Farewell is an ethos. It demands patience and courtesy. To complain about the place one is leaving, or to despair of it, is simple rudeness, once one understands that one’s stay has a duration. It is not my place; I am a guest in it. A good guest knows how to behave even in the presence of a bad host. And a good guest knows when to leave.

*

I saw my father turn: turn away, turn to a corpse, turn to dust. He turned the corner at the end of the last street in the neighborhood of unconcealment. He ceased to linger. And he knew it was time to go. The doctors said he had six months; he lived four days. He said: “I’m ready to die, I just don’t know how to do it.” His last words were "I want to be a corpse." He had to find a door, like a man in a dark room groping for a handle.
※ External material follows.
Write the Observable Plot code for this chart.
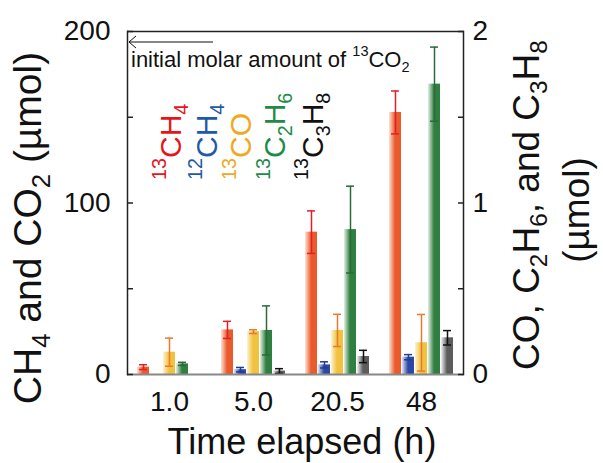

And he found it. Is like is the grammatical axis of simile; is is the grammatical axis both of metaphor and of Being. Metaphor is a trope; a trope is a turning. Consider the heliotrope. Consider my father, dying.

*

God stood looking at the Earth from his infinite-windowed mansion. He caught sight of the emissary sitting erect in the Emperor’s garden, waiting. “This emissary,” he said to a nearby archangel, “what kind of man is he?” “Is he still a man?” replied the archangel. God pondered this question. “He looks like one,” God said. “He looks like you,” said the angel.